If Olympic gold medals were handed out for audience participation, then spectators at The Community Players’ panto would be standing in the prime spot on the winners’ podium.
However, their reward is being part of Team GB even though they’re reminded that the glittering games were five months ago.
The GB group hug theme running through the panto Hansel and Gretel is fitting, given that The Community Players are such good sports. Their pantos are gold runs netting thousands of pounds for organisations in north Derbyshire, from Ashgate Hospice to elderly people’s luncheon clubs.
Spare tickets are like gold dust and being part of the panto experience at Hasland Playhouse you can see why.

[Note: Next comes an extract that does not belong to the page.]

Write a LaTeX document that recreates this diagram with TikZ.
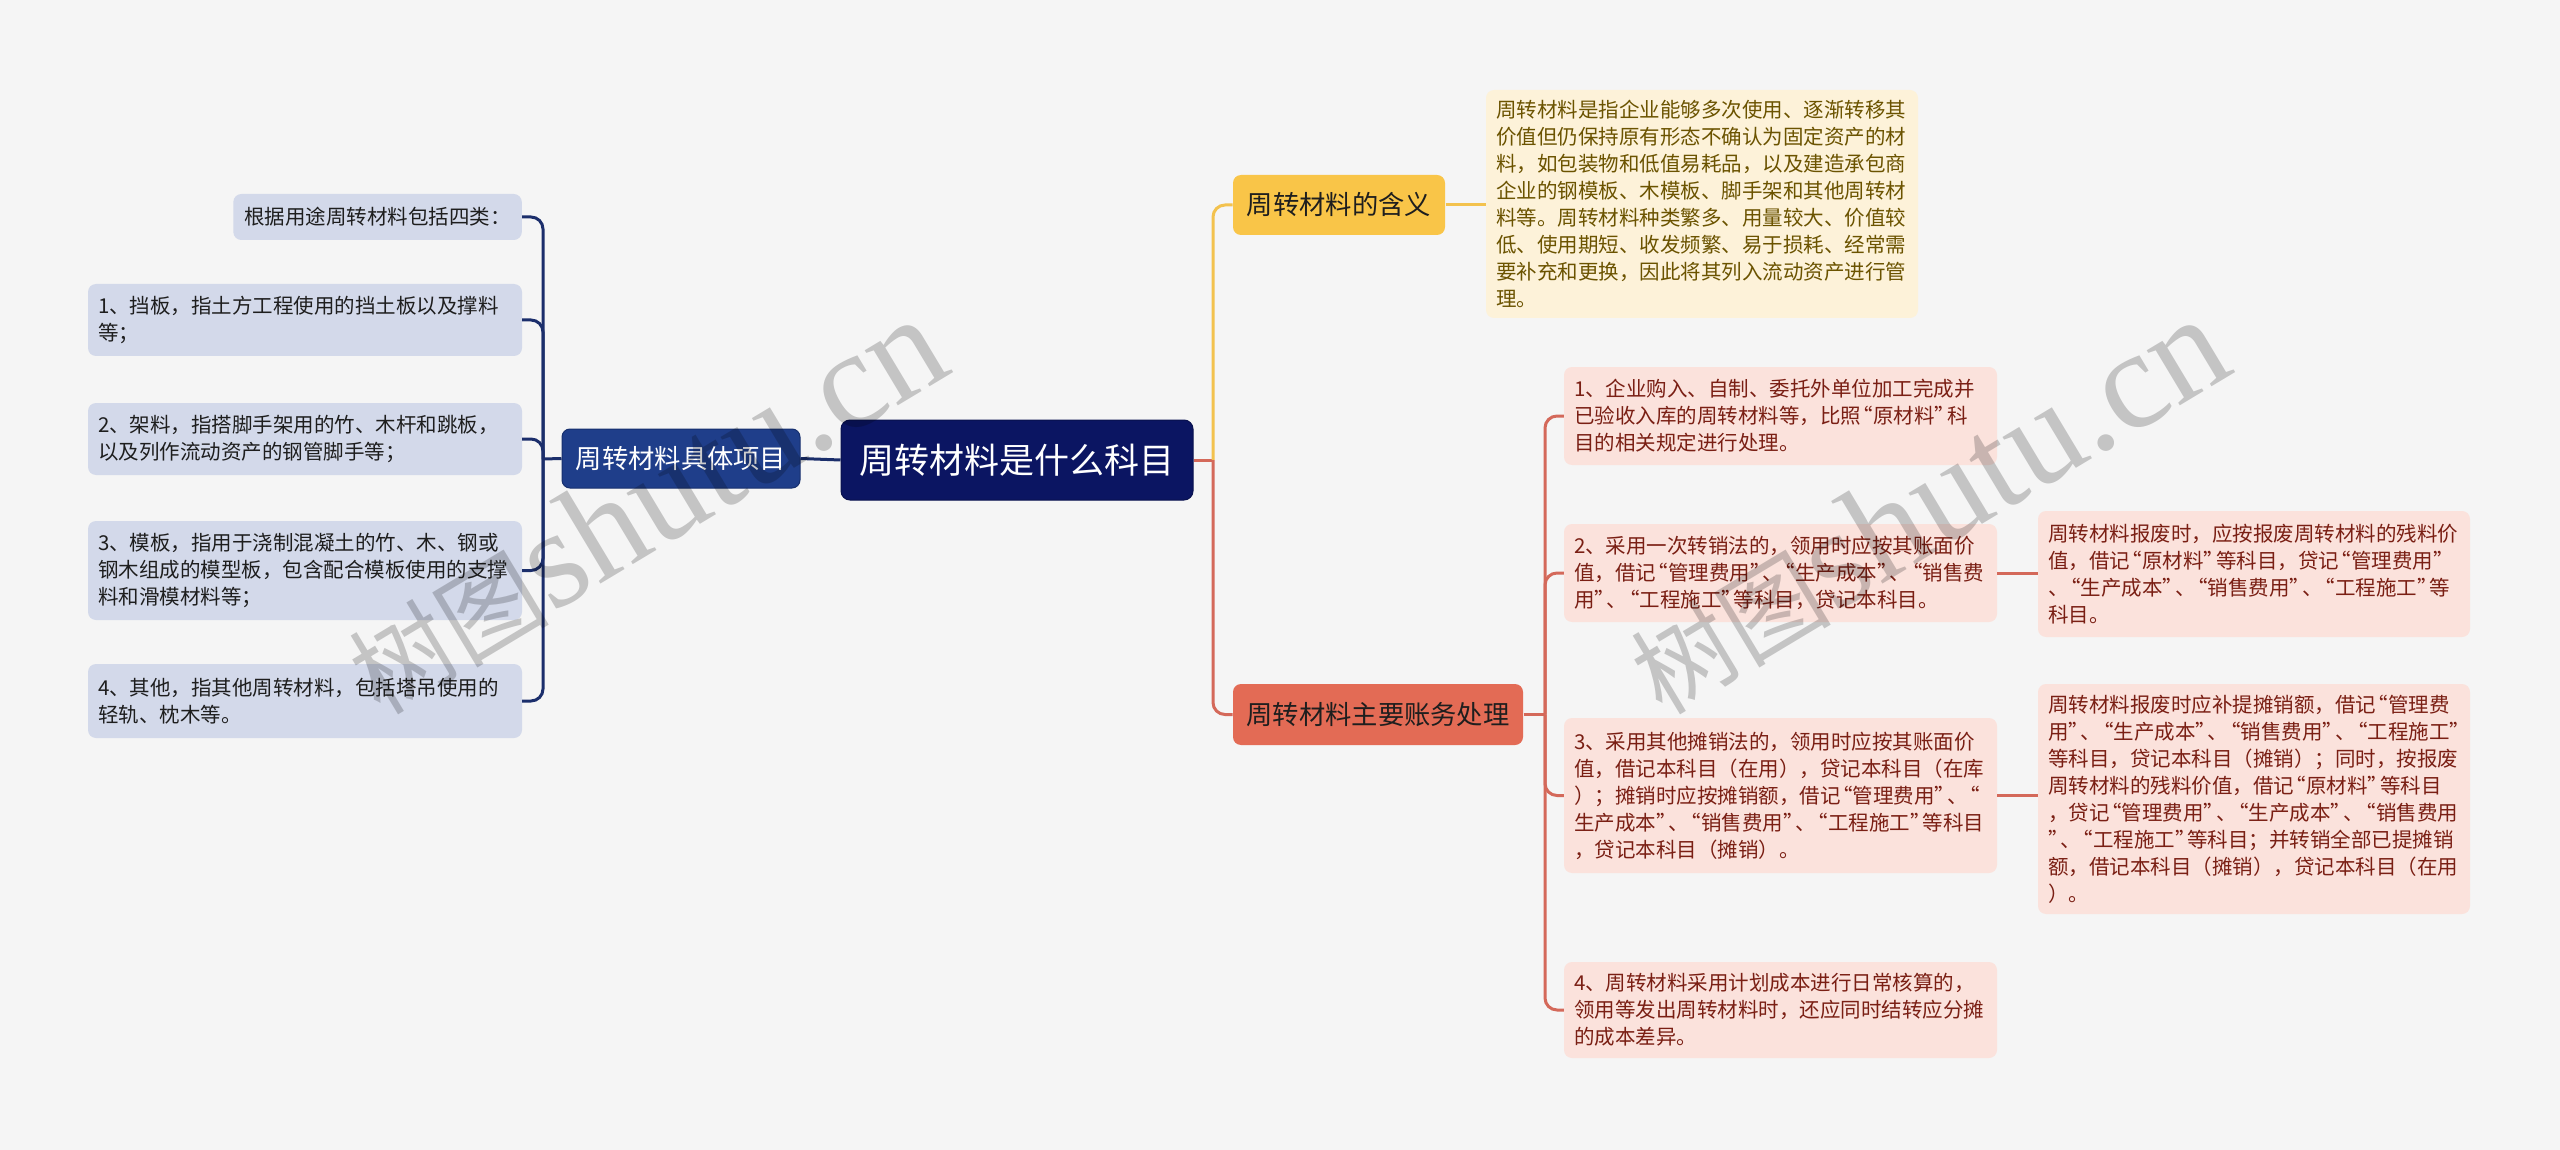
\documentclass[tikz,border=0pt]{standalone}
\usepackage{fontspec}
\setmainfont{Noto Sans CJK SC}
\newfontfamily\wmlatin{Liberation Serif}
\newfontfamily\wmcjk{Noto Sans CJK SC}
\usetikzlibrary{positioning}
\definecolor{bgc}{HTML}{F5F5F5}
\definecolor{rootc}{HTML}{0B1562}
\definecolor{subc}{HTML}{1F3E8A}
\definecolor{subborder}{HTML}{17306E}
\definecolor{navyline}{HTML}{1B2E6B}
\definecolor{lfill}{HTML}{D3D9EA}
\definecolor{ltext}{HTML}{1E1E1E}
\definecolor{yfill}{HTML}{F9C548}
\definecolor{yline}{HTML}{F3C24E}
\definecolor{dfill}{HTML}{FDF2D9}
\definecolor{dtext}{HTML}{6B5300}
\definecolor{rfill}{HTML}{E36B55}
\definecolor{rline}{HTML}{D4695A}
\definecolor{rlfill}{HTML}{FBE2DC}
\definecolor{rtext}{HTML}{7A1F14}
\newcommand{\qo}{\makebox[0.6em][r]{“}}
\newcommand{\qc}{\makebox[0.6em][l]{”}}
\begin{document}
\begin{tikzpicture}[x=1pt,y=-1pt,
  rootbox/.style={rectangle, rounded corners=9, fill=rootc, draw=rootc!80!black, line width=1, text=white,
    font=\fontsize{35}{40}\selectfont, minimum width=352, minimum height=80, inner sep=0},
  subbox/.style={rectangle, rounded corners=8, line width=1, font=\fontsize{26.3}{30}\selectfont, inner sep=0},
  leafbox/.style={rectangle, rounded corners=8, font=\fontsize{20.5}{27}\selectfont, align=left,
    inner xsep=10, inner ysep=0},
  leafL/.style={leafbox, fill=lfill, text=ltext, text width=414},
  leafR/.style={leafbox, fill=rlfill, text=rtext, text width=413},
  descbox/.style={leafbox, fill=dfill, text=dtext, text width=412},
  navy/.style={draw=navyline, line width=3},
  yel/.style={draw=yline, line width=3},
  red/.style={draw=rline, line width=3},
  wm/.style={text=black, opacity=0.2, rotate=31}
]
\fill[bgc] (0,0) rectangle (2560,1150);
\useasboundingbox (0,0) rectangle (2560,1150);

% central and main branches
\node[rootbox] (root) at (1017,460) {周转材料是什么科目};
\node[subbox, fill=subc, draw=subborder, text=white, minimum width=238, minimum height=59] (items) at (681,458.5) {周转材料具体项目};
\node[subbox, fill=yfill, text=ltext, minimum width=212, minimum height=60] (mean) at (1339,205) {周转材料的含义};
\node[subbox, fill=rfill, text=ltext, minimum width=290, minimum height=61] (acct) at (1378,714.5) {周转材料主要账务处理};

% left leaves
\node[leafbox, fill=lfill, text=ltext, minimum height=46, anchor=east, inner xsep=11] (L0) at (522,217) {根据用途周转材料包括四类：};
\node[leafL, minimum height=72] (L1) at (305,320) {1、挡板，指土方工程使用的挡土板以及撑料\\等；};
\node[leafL, minimum height=72] (L2) at (305,439) {2、架料，指搭脚手架用的竹、木杆和跳板，\\以及列作流动资产的钢管脚手等；};
\node[leafL, minimum height=99] (L3) at (305,570.5) {3、模板，指用于浇制混凝土的竹、木、钢或\\钢木组成的模型板，包含配合模板使用的支撑\\料和滑模材料等；};
\node[leafL, minimum height=74] (L4) at (305,701) {4、其他，指其他周转材料，包括塔吊使用的\\轻轨、枕木等。};

% description
\node[descbox, minimum height=228] (desc) at (1702,204) {周转材料是指企业能够多次使用、逐渐转移其\\价值但仍保持原有形态不确认为固定资产的材\\料，如包装物和低值易耗品，以及建造承包商\\企业的钢模板、木模板、脚手架和其他周转材\\料等。周转材料种类繁多、用量较大、价值较\\低、使用期短、收发频繁、易于损耗、经常需\\要补充和更换，因此将其列入流动资产进行管\\理。};

% right leaves
\node[leafR, minimum height=98] (R1) at (1780.5,416) {1、企业购入、自制、委托外单位加工完成并\\已验收入库的周转材料等，比照\qo 原材料\qc 科\\目的相关规定进行处理。};
\node[leafR, minimum height=98] (R2) at (1780.5,573) {2、采用一次转销法的，领用时应按其账面价\\值，借记\qo 管理费用\qc 、\qo 生产成本\qc 、\qo 销售费\\用\qc 、\qo 工程施工\qc 等科目，贷记本科目。};
\node[leafR, minimum height=155] (R3) at (1780.5,795.5) {3、采用其他摊销法的，领用时应按其账面价\\值，借记本科目（在用），贷记本科目（在库\\）；摊销时应按摊销额，借记\qo 管理费用\qc 、\qo\\生产成本\qc 、\qo 销售费用\qc 、\qo 工程施工\qc 等科目\\，贷记本科目（摊销）。};
\node[leafR, minimum height=96] (R4) at (1780.5,1010) {4、周转材料采用计划成本进行日常核算的，\\领用等发出周转材料时，还应同时结转应分摊\\的成本差异。};
\node[leafR, text width=412, minimum height=126] (R2a) at (2254,574) {周转材料报废时，应按报废周转材料的残料价\\值，借记\qo 原材料\qc 等科目，贷记\qo 管理费用\qc\\、\qo 生产成本\qc 、\qo 销售费用\qc 、\qo 工程施工\qc 等\\科目。};
\node[leafR, text width=412, minimum height=230] (R3a) at (2254,799) {周转材料报废时应补提摊销额，借记\qo 管理费\\用\qc 、\qo 生产成本\qc 、\qo 销售费用\qc 、\qo 工程施工\qc\\等科目，贷记本科目（摊销）；同时，按报废\\周转材料的残料价值，借记\qo 原材料\qc 等科目\\，贷记\qo 管理费用\qc 、\qo 生产成本\qc 、\qo 销售费用\\\qc 、\qo 工程施工\qc 等科目；并转销全部已提摊销\\额，借记本科目（摊销），贷记本科目（在用\\）。};

% junction coordinates
\coordinate (lsp) at (543,459);
\coordinate (rsp) at (1213,460);
\coordinate (asp) at (1545,714.5);

% connectors
\begin{scope}[on background layer/.style={}]
\draw[navy] (root.west) -- (items.east);
\draw[navy] (items.west) -- (lsp);
\foreach \n in {L0,L1,L2,L3,L4} \draw[navy, rounded corners=12] (lsp) |- (\n.east);
\draw[red] (root.east) -- (rsp);
\draw[yel, rounded corners=12] (rsp) |- (mean.west);
\draw[red, rounded corners=12] (rsp) |- (acct.west);
\draw[yel] (mean.east) -- (mean.east -| desc.west);
\draw[red] (acct.east) -- (asp);
\foreach \n in {R1,R2,R3,R4} \draw[red, rounded corners=12] (asp) |- (\n.west);
\draw[red] (R2.east) -- (R2.east -| R2a.west);
\draw[red] (R3.east) -- (R3.east -| R3a.west);
\end{scope}

% watermarks
\node[wm] (wm1) at (645,506) {\wmcjk\fontsize{100}{100}\selectfont 树图\wmlatin\fontsize{140}{140}\selectfont shutu.cn};
\node[wm] (wm2) at (1927,506) {\wmcjk\fontsize{100}{100}\selectfont 树图\wmlatin\fontsize{140}{140}\selectfont shutu.cn};
\end{tikzpicture}
\end{document}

I’ve been to dozens of amateur pantomimes and never experienced a crowd reaction like I did at this one last night (Thursday, January 24).
Spectators were cheering, clapping, teasing cast members, joining in a Mexican wave, doing all the actions to Y Viva Espana and, dare I say it, one sounded just like Stormy the cackling witch as she laughed all the way through the show.
That kind of reaction may be because of friends, family and work colleagues in the audience but even impartial spectators like myself, get swept along in the tidal wave of panto fever. That’s due in no small part to the effort, energy and enthusiasm put in by the cast, under the direction of scriptwriter Imelda Cole.
Mark Johnson is a riot as the Shirebrook-born dame Zelda who hangs out with the gypsies of Holmewood but hankers for a return to Spain. He’s as colourful as the lampshade-style skirt and outrageous wigs he wears, bringing an injection of warm humour and audience interaction to a cold winter’s evening. Adrian Barker, as Zelda’s son Boldo, is tasked with revving up spectators with his Team GB catchphrase and they play ball every time.
Angie Burns is knockout as Witch Stormy - I’ve seen professional actors playing less convincing villains than hers. She sweeps around the stage like a black widow spider drawing its prey into a large web and that cackle is still ringing in the ears long after she leaves the stage.
As the Sheriff Zorro, who is often mistaken for George Clooney or Johnny Depp, Tom Oxley plays the archetypal bad turned good panto character. His scene stealer is the song Living La Vida Loco, accompanied by dancing girls from Tupton-based Primary Colours.
Newcomer Niall Burns makes a sparkling debut in the role of Hansel and golden-voiced Sophie Lisi brings her singing talents to the role of Gretel. Both convey the fear and fascination of children alone in a forest who are enticed by a tempting gingerbread house.
Steven Collis as the children’s dad Boris the Woodcutter may have a small role in the show but he makes the most of it, especially in the scene where he’s saying a tear-jerking goodbye to Hansel and Gretel, “Could he get any more dramatic?” quipped a fellow spectator.
Beg, borrow or steal a ticket for Hansel and Gretel. It’s running until Saturday, February 2.